Q.  I booked a hotel as accommodation for the Labour Party conference in Manchester.  But Lastminute.com sold me a hotel that was not in the location in which it was advertised – the map on the website was wrong. The hotel was not in Central Manchester as advertised, nor in the location shown on their map, but is nearer Salford. Telephone calls have led to nothing but contradictory explanations.  Lastminute’s excuse was that it could not get a refund from the hotel chain, Holiday Inn, and so could not help me.  I have emailed Lastminute.com several times, but I have not received a response. JS, by email.

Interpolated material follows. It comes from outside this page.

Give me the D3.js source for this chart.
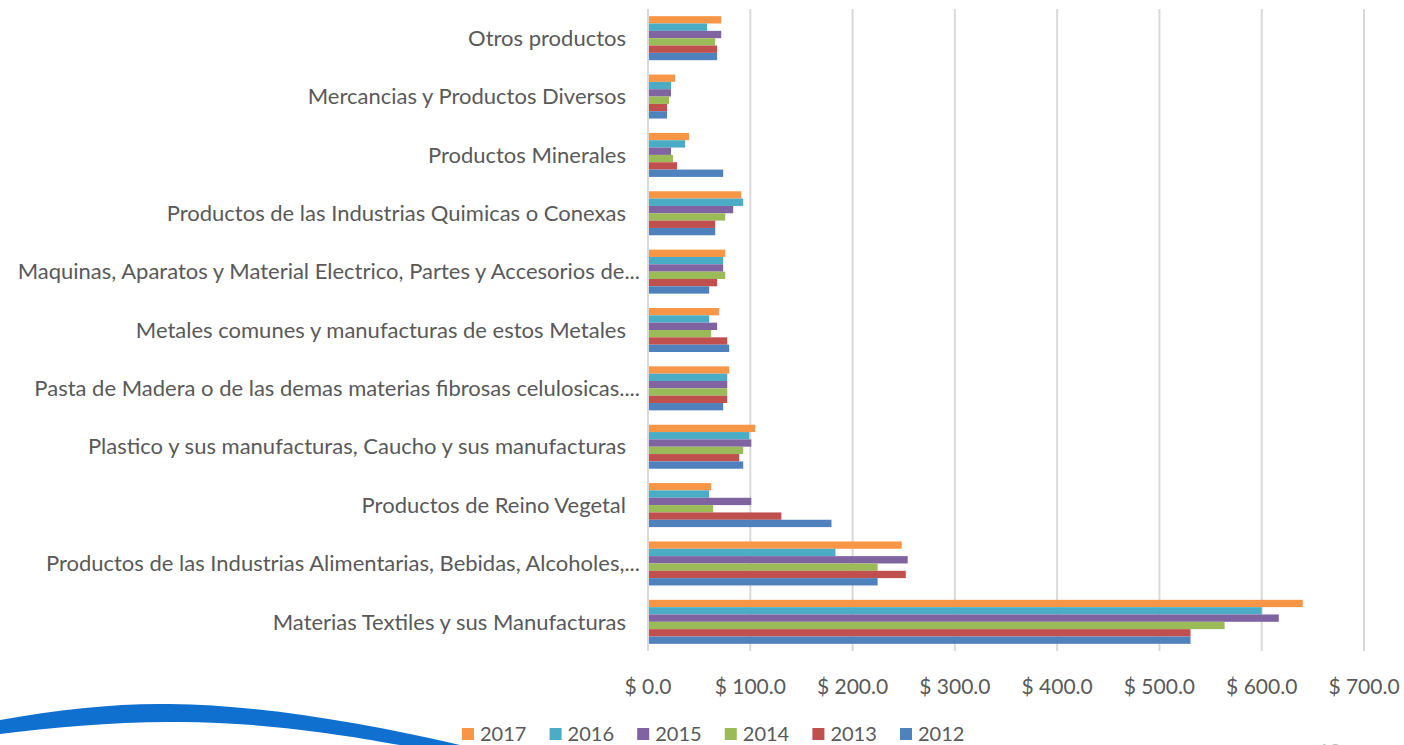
<!DOCTYPE html>
<html>
<head>
<meta charset="utf-8">
<script src="https://cdn.jsdelivr.net/npm/d3@7"></script>
<style>
  html, body { margin: 0; padding: 0; background: #fff; }
  svg { display: block; font-family: Lato, "Liberation Sans", sans-serif; }
</style>
</head>
<body>
<div id="chart"></div>
<script>
// categories, top to bottom
const categories = [
  'Otros productos',
  'Mercancias y Productos Diversos',
  'Productos Minerales',
  'Productos de las Industrias Quimicas o Conexas',
  'Maquinas, Aparatos y Material Electrico, Partes y Accesorios de...',
  'Metales comunes y manufacturas de estos Metales',
  'Pasta de Madera o de las demas materias fibrosas celulosicas....',
  'Plastico y sus manufacturas, Caucho y sus manufacturas',
  'Productos de Reino Vegetal',
  'Productos de las Industrias Alimentarias, Bebidas, Alcoholes,...',
  'Materias Textiles y sus Manufacturas'
];

const years = ['2017', '2016', '2015', '2014', '2013', '2012'];
const colors = ['#F79646', '#4BACC6', '#8064A2', '#9BBB59', '#C0504D', '#4F81BD'];

// values per year, same order as categories
const v2017 = [71.6, 26.5, 40.2, 91.2, 75.5, 69.6, 79.4, 104.9, 61.8, 248.0, 640.2];
const v2016 = [57.8, 22.5, 36.3, 93.1, 73.5, 59.8, 77.5, 99.0, 59.8, 183.3, 600.0];
const v2015 = [71.6, 22.5, 22.5, 83.3, 73.5, 67.6, 77.5, 101.0, 101.0, 253.9, 616.7];
const v2014 = [65.7, 20.6, 24.5, 75.5, 75.5, 61.8, 77.5, 93.1, 63.7, 224.5, 563.7];
const v2013 = [67.6, 18.6, 28.4, 65.7, 67.6, 77.5, 77.5, 89.2, 130.4, 252.0, 530.4];
const v2012 = [67.6, 18.6, 73.5, 65.7, 59.8, 79.4, 73.5, 93.1, 179.4, 224.5, 530.4];
const seriesValues = [v2017, v2016, v2015, v2014, v2013, v2012];

const xTicks = [0, 100, 200, 300, 400, 500, 600, 700];

const W = 1404, H = 745;
const plot = { left: 648, right: 1364, top: 9, bottom: 651 };
const textColor = '#595959';

const svg = d3.select('#chart').append('svg')
  .attr('width', W).attr('height', H);

const x = d3.scaleLinear().domain([0, 700]).range([plot.left, plot.right]);
const y = d3.scaleBand().domain(categories).range([plot.top, plot.bottom])
  .paddingInner(0.246).paddingOuter(0.123);
const yInner = d3.scaleBand().domain(years).range([0, y.bandwidth()]);

// decorative swoosh, bottom left
svg.append('path')
  .attr('d', 'M0,720 C60,709 120,703 170,704 C260,705 360,722 460,745 L400,745 C350,736 260,721 170,722 C110,722 50,728 0,734 Z')
  .attr('fill', '#1070CF');

// grid lines
svg.append('g')
  .selectAll('line')
  .data(xTicks)
  .join('line')
  .attr('x1', d => x(d)).attr('x2', d => x(d))
  .attr('y1', plot.top).attr('y2', plot.bottom)
  .attr('stroke', '#d9d9d9').attr('stroke-width', 2);

// bars
const groups = svg.append('g')
  .selectAll('g')
  .data(categories)
  .join('g')
  .attr('transform', d => `translate(0,${y(d)})`);

groups.selectAll('rect')
  .data((c, i) => years.map((yr, k) => ({ yr, k, v: seriesValues[k][i] })))
  .join('rect')
  .attr('x', x(0) + 1)
  .attr('y', d => yInner(d.yr))
  .attr('width', d => x(d.v) - x(0) - 1)
  .attr('height', yInner.bandwidth())
  .attr('fill', d => colors[d.k]);

// category labels
svg.append('g')
  .selectAll('text')
  .data(categories)
  .join('text')
  .attr('x', d => d.endsWith('...') ? 640 : 626)
  .attr('y', d => y(d) + y.bandwidth() / 2)
  .attr('dy', '0.35em')
  .attr('text-anchor', 'end')
  .attr('font-size', '22px')
  .attr('fill', textColor)
  .text(d => d);

// x axis labels
svg.append('g')
  .selectAll('text')
  .data(xTicks)
  .join('text')
  .attr('x', d => x(d))
  .attr('y', 694)
  .attr('text-anchor', 'middle')
  .attr('font-size', '21px')
  .attr('fill', textColor)
  .text(d => '$ ' + d3.format('.1f')(d));

// legend
const legend = svg.append('g')
  .selectAll('g')
  .data(years)
  .join('g')
  .attr('transform', (d, i) => `translate(${462 + i * 87.6},728)`);

legend.append('rect')
  .attr('width', 12).attr('height', 12)
  .attr('fill', (d, i) => colors[i]);

legend.append('text')
  .attr('x', 18).attr('y', 13)
  .attr('font-size', '20px')
  .attr('fill', textColor)
  .text(d => d);

// page number, cut by the bottom edge
svg.append('text')
  .attr('x', 1318).attr('y', 758)
  .attr('font-size', '20px')
  .attr('fill', '#bfbfbf')
  .text('18');
</script>
</body>
</html>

A  Lastminute.com accepts that its website map was wrong and misleading.  It has now corrected the website and fully refunded you.

 

Q.  My grandmother wanted to pay my brother’s T-Mobile bill using her credit card.   The card issuer saw this as unusual activity and without checking it with my grandmother, reported it as fraud, cancelled the transaction and claimed the payment back from T -Mobile.  T-Mobile then barred my brother’s telephone and mobile number on the grounds of suspected fraud and demanded £560 – representing the account balance, plus the charge for the rest of the contract period.  My grandmother is nearly 90 and has unsuccessfully tried to resolve this with the card issuer, which is highly stressful for her.  T-Mobile has now sent debt collectors to my brother’s home.  He is disabled and needs the phone, but doesn’t have the money to pay the bill.  We have spent months trying to sort this out.  RH, London.

 

A  T-Mobile has agreed to write-off the balance on your brother’s account and the debt collectors have been instructed to take no further action.

 

Q.  Barclays closed my current account because I failed to stick to its repayment plan on an £800 overdraft.  But I never used my card to make payment while overdrawn, all direct debits and standing orders were cancelled and I intended to clear all my debts before using the account again. One day I went into my local branch to make the agreed monthly repayment in cash. But the bank convinced me to see a financial adviser, who talked me into upgrading my account for about £15 a month to obtain some benefits. I told her my account was in the red, but she waived my concerns, checking my account on its system and saying that everything was fine.  My overdraft was then increased to £1,000.  To my surprise I then received a letter saying that I had exceeded my overdraft limit.  My internet facilities as well as telephone banking facilities were withdrawn. I could only check my account by ATM machine, but when I did this my card was retained.  Surely the bank should share the blame for me going over my overdraft limit by misinforming me?  NR, London.

 

A  Barclays says that you are wrong to believe that it was the upgrade of your account to Additions Active at a monthly £15 cost that caused you to breach the previous terms of your overdraft repayment agreement.  It says that you were responsible for breaching five repayment plans before the bank finally closed your account.  Barclays first put your account in for collection in July 2009; you were sold the Additions Active upgrade five months later; and the account was finally closed in June this year.  It appears to us that Barclays is correct in concluding that it was not the account upgrade that was responsible for you breaching the overdraft repayment terms.  But it also seems to us that Barclays was irresponsible in upgrading your account at a time when you had already breached the terms of two repayment agreements.